▶ What is expected: Take every line from the listing below that contains "chart".

▶ Information shown:

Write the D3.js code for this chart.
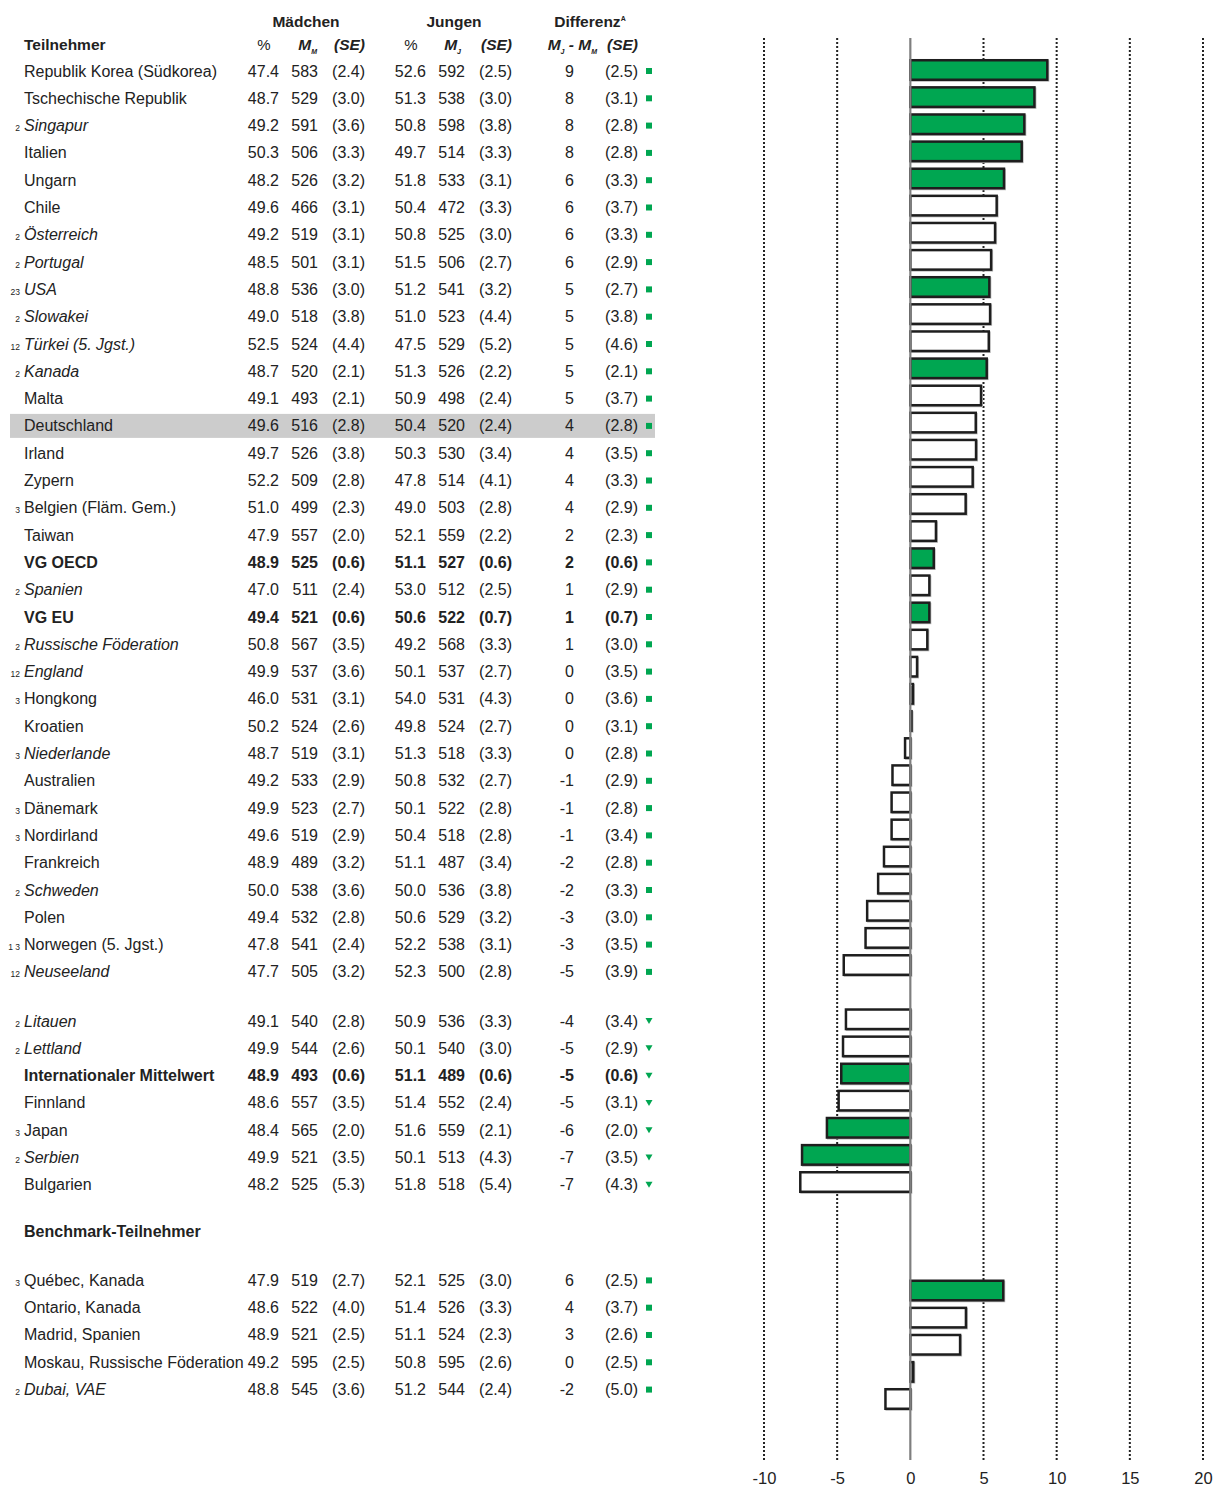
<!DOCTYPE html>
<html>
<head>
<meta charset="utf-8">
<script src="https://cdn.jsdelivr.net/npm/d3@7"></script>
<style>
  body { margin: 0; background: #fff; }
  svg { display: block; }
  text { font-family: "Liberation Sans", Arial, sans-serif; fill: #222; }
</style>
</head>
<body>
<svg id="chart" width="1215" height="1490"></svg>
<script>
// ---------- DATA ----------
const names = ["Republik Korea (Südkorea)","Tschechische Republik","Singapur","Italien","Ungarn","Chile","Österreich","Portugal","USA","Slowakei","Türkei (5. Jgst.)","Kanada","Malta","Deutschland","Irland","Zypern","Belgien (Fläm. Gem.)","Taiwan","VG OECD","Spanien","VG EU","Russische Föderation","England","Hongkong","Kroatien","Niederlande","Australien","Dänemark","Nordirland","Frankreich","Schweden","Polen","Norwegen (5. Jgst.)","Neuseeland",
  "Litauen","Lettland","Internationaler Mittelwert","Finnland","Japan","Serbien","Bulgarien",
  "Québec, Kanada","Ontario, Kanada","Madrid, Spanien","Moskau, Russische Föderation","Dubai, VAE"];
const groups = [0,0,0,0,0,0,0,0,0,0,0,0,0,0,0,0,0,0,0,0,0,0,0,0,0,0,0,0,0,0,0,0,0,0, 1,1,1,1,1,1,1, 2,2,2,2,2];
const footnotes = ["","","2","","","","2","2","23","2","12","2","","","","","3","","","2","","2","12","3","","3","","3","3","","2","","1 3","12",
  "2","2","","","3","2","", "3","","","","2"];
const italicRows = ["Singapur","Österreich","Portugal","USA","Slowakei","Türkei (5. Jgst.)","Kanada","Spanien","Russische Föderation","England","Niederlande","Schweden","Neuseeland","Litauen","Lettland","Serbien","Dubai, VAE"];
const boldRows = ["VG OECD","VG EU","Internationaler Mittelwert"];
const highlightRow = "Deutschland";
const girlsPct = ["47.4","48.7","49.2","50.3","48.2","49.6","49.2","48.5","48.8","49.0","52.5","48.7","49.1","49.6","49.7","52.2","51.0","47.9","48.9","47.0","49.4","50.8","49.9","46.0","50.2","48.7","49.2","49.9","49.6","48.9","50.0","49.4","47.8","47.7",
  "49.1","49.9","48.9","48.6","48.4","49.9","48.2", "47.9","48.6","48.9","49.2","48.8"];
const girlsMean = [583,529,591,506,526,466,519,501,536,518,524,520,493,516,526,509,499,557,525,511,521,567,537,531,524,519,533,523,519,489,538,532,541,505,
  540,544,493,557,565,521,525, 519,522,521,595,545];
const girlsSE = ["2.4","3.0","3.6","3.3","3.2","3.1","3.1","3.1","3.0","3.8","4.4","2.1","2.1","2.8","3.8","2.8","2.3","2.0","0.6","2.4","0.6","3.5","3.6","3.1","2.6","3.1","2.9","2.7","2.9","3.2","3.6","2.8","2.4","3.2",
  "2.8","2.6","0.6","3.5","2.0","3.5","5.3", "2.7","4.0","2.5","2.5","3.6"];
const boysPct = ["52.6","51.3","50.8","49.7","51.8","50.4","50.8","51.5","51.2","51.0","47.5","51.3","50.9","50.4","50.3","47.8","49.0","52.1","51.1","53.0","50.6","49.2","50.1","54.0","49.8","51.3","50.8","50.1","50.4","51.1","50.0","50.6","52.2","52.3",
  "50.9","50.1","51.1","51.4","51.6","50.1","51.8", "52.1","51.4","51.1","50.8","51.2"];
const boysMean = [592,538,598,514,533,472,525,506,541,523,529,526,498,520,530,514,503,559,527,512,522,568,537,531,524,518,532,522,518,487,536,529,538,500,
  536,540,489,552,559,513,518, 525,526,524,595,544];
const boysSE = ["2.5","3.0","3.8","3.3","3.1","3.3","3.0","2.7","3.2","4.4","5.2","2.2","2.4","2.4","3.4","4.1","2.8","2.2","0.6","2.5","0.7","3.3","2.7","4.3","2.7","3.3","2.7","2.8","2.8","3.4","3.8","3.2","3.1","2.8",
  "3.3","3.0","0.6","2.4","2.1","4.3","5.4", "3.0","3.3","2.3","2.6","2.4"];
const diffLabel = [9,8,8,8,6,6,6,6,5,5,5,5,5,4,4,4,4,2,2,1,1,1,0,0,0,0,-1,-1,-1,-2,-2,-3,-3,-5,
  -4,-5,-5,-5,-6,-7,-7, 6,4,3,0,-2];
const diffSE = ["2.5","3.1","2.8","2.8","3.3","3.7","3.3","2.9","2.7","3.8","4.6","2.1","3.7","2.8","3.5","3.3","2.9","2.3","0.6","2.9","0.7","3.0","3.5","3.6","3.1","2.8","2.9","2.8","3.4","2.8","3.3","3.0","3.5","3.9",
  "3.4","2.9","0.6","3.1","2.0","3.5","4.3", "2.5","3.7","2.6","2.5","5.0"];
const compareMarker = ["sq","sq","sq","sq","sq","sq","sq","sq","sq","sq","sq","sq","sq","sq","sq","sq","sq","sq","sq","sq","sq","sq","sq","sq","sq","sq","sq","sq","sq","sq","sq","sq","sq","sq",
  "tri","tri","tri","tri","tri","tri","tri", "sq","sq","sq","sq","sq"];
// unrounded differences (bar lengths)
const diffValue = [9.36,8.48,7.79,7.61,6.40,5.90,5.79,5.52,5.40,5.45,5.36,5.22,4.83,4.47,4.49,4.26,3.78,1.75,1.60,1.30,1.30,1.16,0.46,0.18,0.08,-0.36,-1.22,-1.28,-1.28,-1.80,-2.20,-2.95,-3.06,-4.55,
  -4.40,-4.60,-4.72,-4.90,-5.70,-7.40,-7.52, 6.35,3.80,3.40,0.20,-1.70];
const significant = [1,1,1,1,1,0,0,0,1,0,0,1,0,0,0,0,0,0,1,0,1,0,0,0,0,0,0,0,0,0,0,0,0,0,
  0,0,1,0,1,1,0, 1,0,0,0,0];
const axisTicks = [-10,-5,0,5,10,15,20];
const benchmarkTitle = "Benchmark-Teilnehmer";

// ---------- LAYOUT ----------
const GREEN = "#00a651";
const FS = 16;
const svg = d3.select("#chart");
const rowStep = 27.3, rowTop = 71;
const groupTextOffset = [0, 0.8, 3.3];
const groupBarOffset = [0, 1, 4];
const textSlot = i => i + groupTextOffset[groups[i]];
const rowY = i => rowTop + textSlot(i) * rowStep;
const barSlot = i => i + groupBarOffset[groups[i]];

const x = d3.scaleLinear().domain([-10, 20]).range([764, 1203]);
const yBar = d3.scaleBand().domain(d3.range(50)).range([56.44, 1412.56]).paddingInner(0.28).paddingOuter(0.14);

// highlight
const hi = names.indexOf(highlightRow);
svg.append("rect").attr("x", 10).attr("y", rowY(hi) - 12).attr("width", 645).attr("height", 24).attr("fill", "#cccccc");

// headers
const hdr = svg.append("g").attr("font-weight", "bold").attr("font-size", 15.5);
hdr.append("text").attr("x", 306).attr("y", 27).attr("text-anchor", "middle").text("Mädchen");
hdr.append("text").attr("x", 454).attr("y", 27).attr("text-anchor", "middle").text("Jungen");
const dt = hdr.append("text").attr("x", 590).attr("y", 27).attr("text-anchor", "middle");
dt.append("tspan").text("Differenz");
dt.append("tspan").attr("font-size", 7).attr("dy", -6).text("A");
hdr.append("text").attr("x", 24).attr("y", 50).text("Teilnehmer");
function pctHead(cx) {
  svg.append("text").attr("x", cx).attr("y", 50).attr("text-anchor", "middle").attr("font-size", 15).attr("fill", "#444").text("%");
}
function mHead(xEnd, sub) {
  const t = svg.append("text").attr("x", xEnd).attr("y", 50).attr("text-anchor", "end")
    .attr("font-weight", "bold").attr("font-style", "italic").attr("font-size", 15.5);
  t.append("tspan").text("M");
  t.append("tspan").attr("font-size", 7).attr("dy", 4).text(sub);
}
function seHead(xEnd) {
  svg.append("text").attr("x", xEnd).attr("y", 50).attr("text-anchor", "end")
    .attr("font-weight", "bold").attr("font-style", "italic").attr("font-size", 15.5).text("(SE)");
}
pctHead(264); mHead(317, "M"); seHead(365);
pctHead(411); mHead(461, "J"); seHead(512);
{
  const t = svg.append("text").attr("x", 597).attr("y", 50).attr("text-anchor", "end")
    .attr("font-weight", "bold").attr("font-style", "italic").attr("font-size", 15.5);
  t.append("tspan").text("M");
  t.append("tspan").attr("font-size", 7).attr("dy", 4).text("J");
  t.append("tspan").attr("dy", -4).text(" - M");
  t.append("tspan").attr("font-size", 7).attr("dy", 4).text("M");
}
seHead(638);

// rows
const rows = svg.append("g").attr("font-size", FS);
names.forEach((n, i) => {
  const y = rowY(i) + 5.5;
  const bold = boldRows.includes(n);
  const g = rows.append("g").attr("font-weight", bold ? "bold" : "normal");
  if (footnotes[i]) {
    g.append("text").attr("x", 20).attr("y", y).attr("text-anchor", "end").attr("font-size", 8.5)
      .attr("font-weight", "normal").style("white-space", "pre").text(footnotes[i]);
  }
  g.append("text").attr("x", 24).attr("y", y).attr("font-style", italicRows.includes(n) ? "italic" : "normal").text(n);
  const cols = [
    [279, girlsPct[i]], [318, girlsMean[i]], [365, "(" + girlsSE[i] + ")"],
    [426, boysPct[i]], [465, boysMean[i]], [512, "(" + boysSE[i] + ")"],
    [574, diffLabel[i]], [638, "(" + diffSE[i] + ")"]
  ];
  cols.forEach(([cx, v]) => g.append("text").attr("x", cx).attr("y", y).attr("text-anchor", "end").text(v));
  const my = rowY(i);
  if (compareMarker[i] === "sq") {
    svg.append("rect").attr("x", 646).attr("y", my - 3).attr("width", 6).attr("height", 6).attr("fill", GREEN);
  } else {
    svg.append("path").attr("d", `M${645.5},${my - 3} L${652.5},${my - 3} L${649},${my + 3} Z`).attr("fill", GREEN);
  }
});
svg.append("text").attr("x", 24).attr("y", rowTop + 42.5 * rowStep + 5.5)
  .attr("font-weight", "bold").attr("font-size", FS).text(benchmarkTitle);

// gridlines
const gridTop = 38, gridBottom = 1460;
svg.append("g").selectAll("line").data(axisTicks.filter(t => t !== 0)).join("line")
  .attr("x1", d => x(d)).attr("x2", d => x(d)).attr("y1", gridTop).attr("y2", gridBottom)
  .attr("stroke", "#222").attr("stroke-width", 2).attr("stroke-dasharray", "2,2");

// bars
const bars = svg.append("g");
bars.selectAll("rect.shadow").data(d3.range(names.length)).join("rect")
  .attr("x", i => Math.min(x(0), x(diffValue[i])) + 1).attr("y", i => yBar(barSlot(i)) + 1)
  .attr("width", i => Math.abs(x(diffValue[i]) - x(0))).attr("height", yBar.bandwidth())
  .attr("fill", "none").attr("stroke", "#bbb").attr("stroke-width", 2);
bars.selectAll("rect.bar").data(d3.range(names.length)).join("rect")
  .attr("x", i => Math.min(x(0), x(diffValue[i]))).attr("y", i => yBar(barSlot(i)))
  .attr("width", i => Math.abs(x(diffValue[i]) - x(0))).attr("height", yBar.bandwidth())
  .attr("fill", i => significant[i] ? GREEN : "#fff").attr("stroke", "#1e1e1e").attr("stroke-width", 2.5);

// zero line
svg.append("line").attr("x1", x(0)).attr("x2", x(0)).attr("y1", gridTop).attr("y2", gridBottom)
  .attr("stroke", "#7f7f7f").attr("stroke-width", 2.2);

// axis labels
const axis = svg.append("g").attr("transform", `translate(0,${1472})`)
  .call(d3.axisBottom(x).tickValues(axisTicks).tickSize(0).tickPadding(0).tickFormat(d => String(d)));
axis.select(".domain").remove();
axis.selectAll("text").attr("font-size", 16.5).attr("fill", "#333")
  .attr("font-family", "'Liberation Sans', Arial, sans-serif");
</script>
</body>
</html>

▶ Written response:
Write the D3.js code for this chart.
<svg id="chart" width="1215" height="1490"></svg>
const svg = d3.select("#chart");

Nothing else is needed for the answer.